While several county commissioners and a smattering of politicians from Miami Beach, Coral Gables, Miami Lakes, and even tiny West Miami attended the gala, Martinez was not invited. Katz gamely argues that the emphasis was on trade between Spain and Miami. Most of the invitees, he says, were the same civic leaders and chamber-of-commerce types who showed up a couple of weeks earlier at the Mayor's Ball benefit for the United Way. "When you have 410 people invited, you know there are 2000 who would have liked to have been there," Katz ventures. "Maybe some were invited and couldn't come. Some people only have one tuxedo, and when you've worn it, that's it."

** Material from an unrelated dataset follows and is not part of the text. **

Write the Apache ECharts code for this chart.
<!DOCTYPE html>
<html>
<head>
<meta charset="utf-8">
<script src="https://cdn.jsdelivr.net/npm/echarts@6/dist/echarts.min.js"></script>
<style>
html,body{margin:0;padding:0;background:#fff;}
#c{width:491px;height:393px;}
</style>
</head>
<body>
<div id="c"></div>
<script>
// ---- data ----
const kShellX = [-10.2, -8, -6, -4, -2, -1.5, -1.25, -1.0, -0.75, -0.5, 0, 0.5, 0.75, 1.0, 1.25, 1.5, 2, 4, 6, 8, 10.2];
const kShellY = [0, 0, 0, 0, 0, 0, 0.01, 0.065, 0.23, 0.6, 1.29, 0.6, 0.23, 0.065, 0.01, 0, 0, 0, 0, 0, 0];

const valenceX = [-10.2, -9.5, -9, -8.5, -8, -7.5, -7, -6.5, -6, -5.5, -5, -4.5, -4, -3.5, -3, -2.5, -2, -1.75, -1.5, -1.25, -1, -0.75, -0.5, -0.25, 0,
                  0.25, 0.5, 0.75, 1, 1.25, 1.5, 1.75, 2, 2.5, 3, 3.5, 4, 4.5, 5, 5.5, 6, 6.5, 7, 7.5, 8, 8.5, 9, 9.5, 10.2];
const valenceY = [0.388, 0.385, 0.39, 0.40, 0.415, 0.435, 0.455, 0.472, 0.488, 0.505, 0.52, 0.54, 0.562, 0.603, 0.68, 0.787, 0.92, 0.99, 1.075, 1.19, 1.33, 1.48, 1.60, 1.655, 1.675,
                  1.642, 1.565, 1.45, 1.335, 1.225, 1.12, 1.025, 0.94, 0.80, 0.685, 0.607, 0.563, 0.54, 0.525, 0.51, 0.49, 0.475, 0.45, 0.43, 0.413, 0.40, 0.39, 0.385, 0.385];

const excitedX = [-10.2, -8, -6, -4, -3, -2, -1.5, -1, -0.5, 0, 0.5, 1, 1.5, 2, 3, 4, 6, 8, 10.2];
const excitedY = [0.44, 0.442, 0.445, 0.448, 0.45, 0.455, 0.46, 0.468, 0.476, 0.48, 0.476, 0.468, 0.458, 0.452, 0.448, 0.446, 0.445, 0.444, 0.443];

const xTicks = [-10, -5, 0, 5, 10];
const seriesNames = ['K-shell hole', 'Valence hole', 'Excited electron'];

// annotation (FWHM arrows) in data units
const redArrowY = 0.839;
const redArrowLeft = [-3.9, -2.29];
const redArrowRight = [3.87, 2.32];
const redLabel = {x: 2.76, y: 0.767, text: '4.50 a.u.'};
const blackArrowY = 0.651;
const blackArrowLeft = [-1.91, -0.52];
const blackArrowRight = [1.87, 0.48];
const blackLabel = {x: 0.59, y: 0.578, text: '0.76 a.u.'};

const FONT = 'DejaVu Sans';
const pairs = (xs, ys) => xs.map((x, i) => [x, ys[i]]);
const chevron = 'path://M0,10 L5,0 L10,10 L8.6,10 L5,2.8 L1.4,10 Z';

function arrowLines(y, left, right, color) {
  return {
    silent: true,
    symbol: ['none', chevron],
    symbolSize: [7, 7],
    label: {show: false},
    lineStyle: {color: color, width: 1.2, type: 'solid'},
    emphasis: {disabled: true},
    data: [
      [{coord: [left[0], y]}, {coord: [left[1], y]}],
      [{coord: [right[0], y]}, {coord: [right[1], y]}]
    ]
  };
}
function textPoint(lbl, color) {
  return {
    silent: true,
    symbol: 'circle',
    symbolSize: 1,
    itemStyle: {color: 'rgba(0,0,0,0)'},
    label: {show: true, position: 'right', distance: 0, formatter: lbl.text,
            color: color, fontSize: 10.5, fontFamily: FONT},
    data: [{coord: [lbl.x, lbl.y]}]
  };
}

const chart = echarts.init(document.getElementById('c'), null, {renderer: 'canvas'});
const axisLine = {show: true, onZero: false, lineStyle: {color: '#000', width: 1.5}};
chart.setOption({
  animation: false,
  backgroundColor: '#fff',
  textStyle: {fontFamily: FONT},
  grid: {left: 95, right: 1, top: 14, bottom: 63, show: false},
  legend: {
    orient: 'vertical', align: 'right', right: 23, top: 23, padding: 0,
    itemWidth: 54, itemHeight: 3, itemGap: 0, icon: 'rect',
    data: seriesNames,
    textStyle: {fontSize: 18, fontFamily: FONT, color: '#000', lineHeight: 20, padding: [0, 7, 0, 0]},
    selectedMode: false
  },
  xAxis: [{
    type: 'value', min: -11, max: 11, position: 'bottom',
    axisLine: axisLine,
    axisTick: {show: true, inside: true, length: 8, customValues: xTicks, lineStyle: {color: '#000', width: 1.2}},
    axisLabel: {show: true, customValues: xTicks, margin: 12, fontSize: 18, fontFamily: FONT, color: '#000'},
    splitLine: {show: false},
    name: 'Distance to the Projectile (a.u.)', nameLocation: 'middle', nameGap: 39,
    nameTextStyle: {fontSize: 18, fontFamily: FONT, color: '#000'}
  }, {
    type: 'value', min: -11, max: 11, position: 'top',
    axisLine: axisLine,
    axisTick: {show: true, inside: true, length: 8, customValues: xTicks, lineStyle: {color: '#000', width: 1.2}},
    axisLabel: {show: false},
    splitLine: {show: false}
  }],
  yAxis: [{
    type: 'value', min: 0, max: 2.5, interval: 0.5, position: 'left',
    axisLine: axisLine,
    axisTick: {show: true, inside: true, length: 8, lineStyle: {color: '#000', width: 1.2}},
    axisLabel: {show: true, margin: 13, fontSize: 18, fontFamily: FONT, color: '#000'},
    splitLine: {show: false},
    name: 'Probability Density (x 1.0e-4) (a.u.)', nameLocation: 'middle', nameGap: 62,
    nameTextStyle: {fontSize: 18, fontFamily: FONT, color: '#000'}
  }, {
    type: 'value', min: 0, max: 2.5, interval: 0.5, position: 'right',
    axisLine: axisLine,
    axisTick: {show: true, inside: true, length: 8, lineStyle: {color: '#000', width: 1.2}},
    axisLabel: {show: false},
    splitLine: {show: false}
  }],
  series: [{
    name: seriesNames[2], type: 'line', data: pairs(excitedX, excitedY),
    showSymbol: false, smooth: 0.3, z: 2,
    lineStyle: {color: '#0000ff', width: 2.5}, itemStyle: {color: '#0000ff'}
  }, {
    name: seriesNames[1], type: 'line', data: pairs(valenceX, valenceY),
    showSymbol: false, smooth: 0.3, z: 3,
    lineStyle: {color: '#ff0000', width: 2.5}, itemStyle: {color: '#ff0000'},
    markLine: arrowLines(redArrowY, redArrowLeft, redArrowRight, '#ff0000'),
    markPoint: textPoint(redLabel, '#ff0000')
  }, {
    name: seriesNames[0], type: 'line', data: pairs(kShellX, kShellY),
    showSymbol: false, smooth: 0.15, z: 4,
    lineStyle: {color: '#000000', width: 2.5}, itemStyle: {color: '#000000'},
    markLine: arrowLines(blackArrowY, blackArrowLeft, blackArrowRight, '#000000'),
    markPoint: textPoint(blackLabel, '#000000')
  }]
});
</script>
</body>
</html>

Greater Miami Chamber of Commerce president William Cullom figures he knew about half the people at the dinner, many of whom indeed have some sort of business or cultural connection to Spain. For weeks before the event, Cullom was receiving calls from people who thought the chamber was helping create the list and wanted to be included. "Everybody kept calling me hinting that I had something to do with it, but we didn't," he says. "Usually we contribute to these kinds of things. This time we weren't asked, and we didn't volunteer."
Cullom did wonder how the guest list was assembled, such lists being the sort of thing he puts together routinely for chamber-sponsored gatherings. "I was trying to figure out how you would decide who to invite to this," he recalls. "I was surprised that there weren't academic people -- presidents of the colleges -- but I don't know what the criteria were."

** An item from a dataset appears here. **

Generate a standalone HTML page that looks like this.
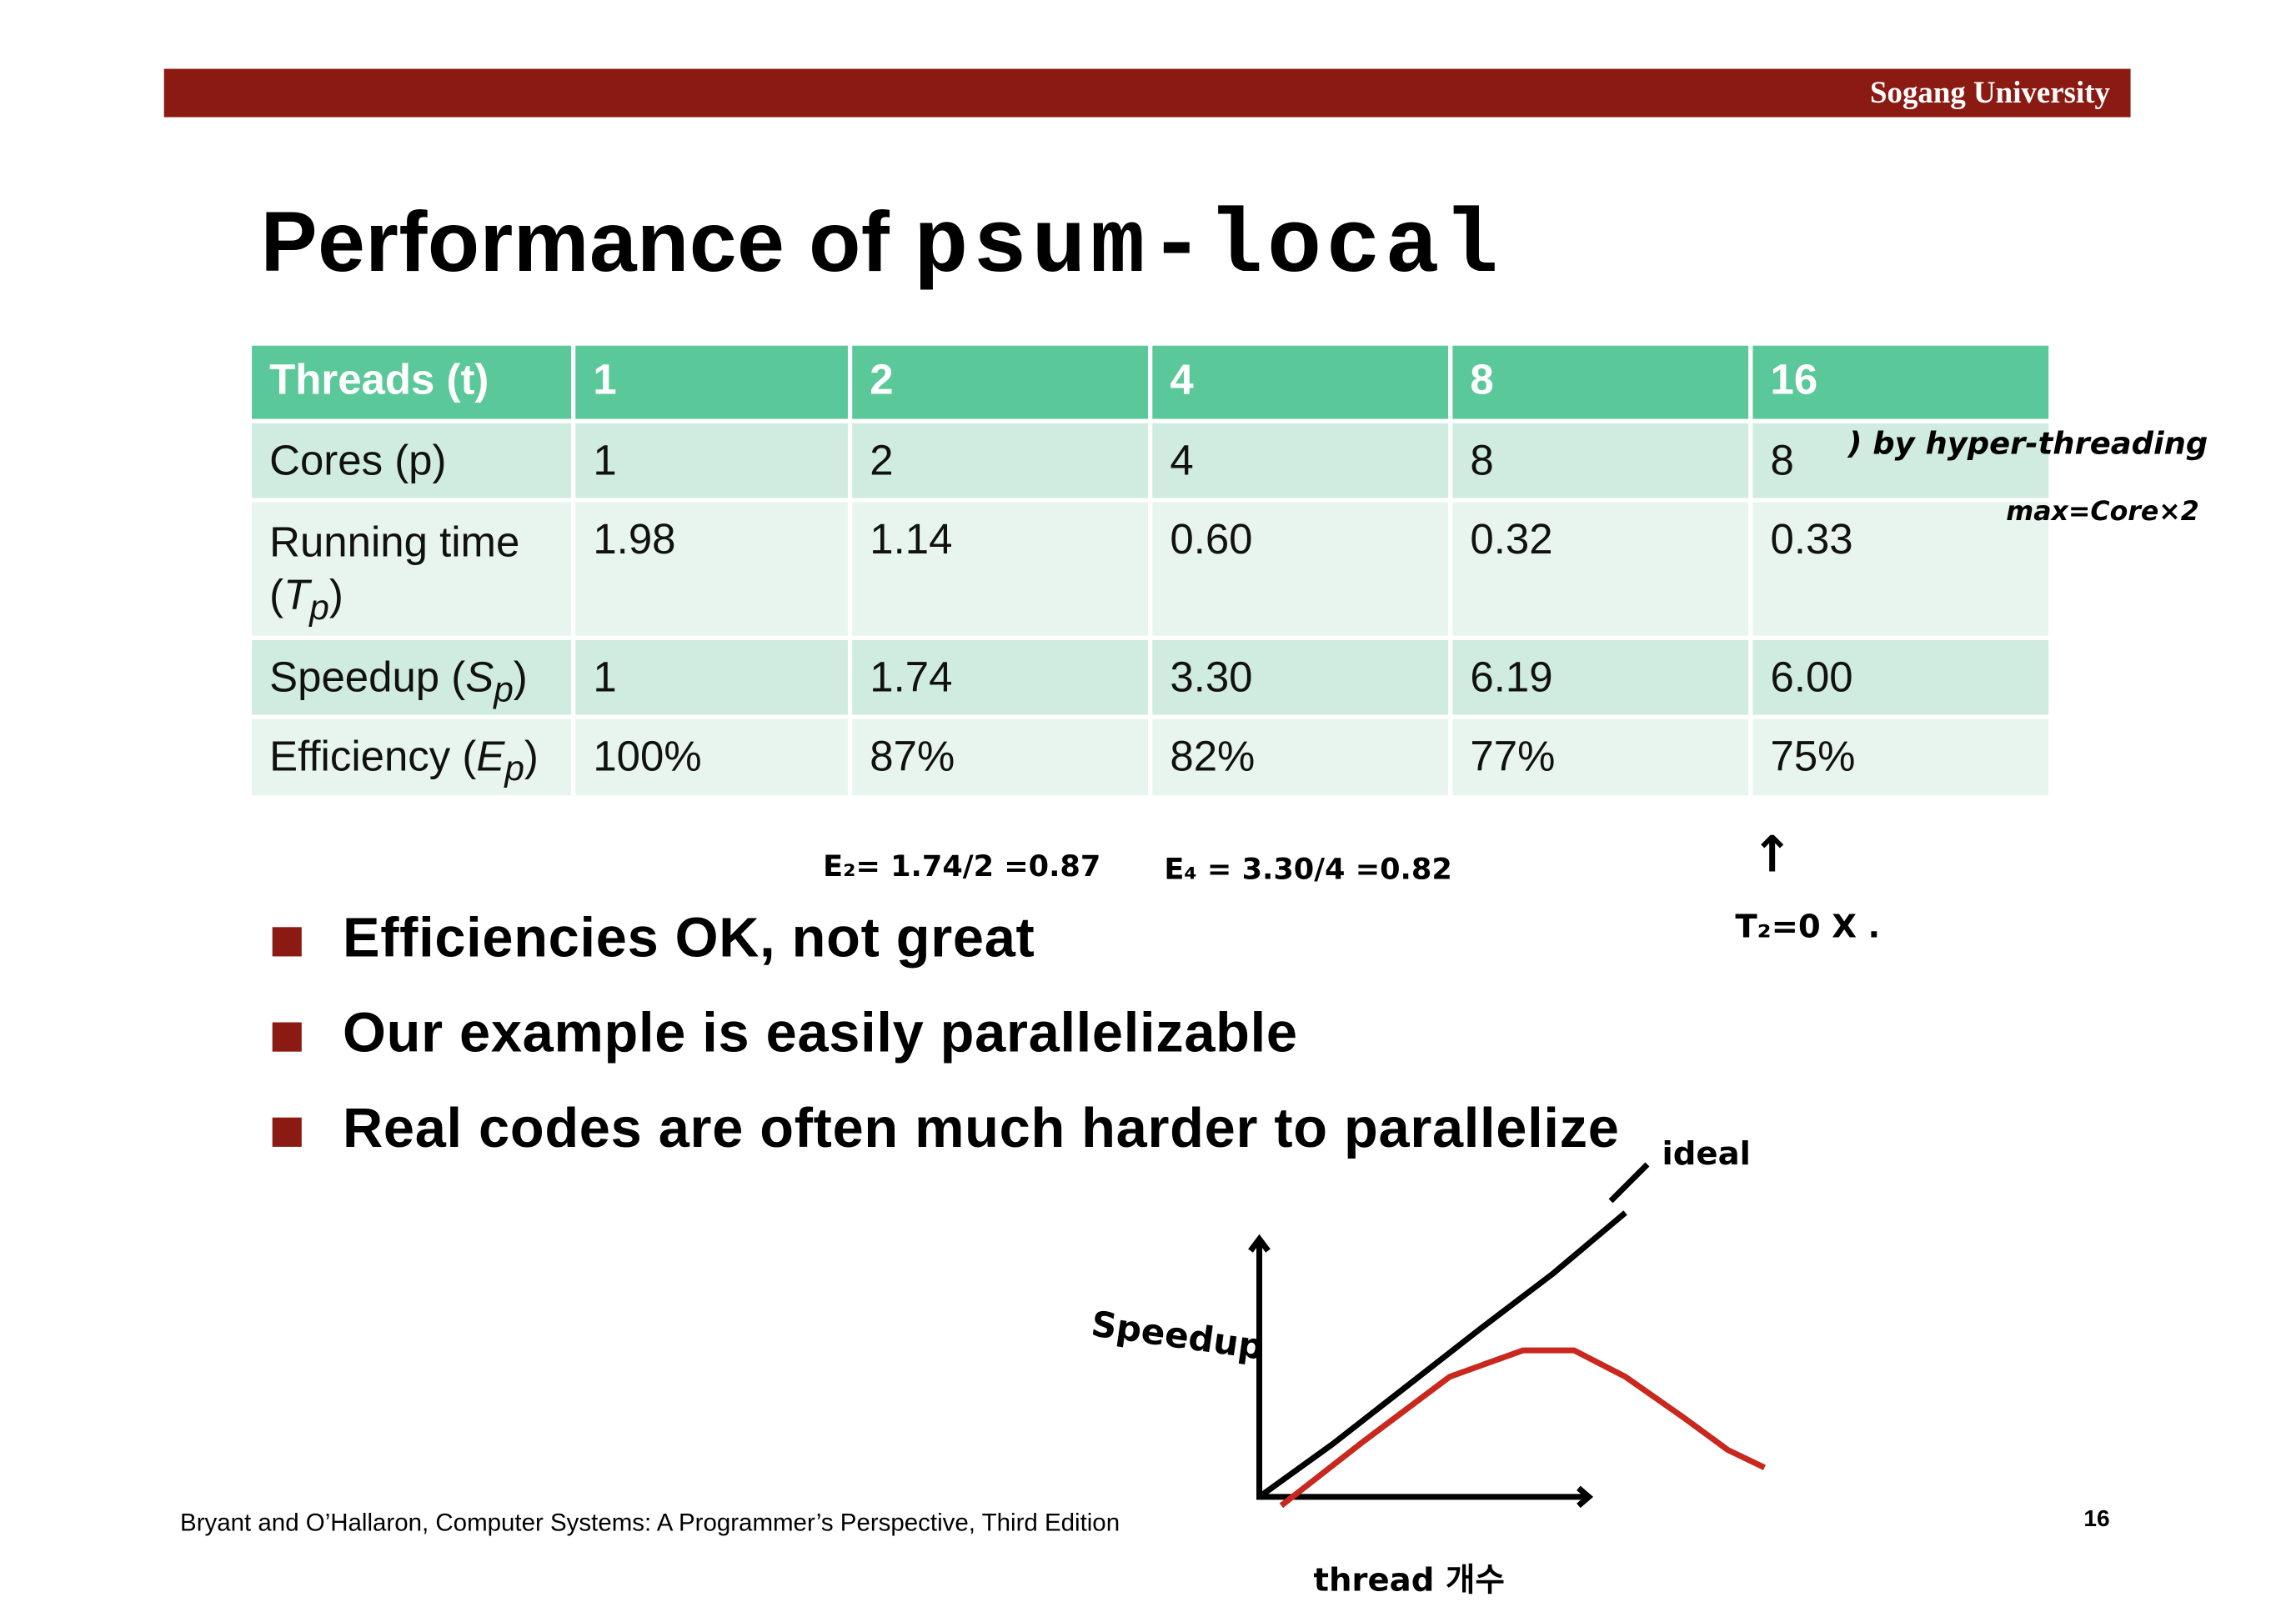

Discretion and good taste apparently were not among the criteria, at least as they applied to the head table, where Miami Mayor Joe Carollo blithely perched next to his escort for the evening, Isabel "Sissi" Fleitas, a shapely Sábado Gigante model about half his age. Some partygoers found that a little hard to swallow with their wine, considering as how the mayor is in the middle of a divorce and facing a battery charge for a much-publicized fight with his estranged wife. "I think Carollo was tacky as hell showing up with Sissi," complains one guest who sat a few tables away. "I mean, he should have gone with his mother."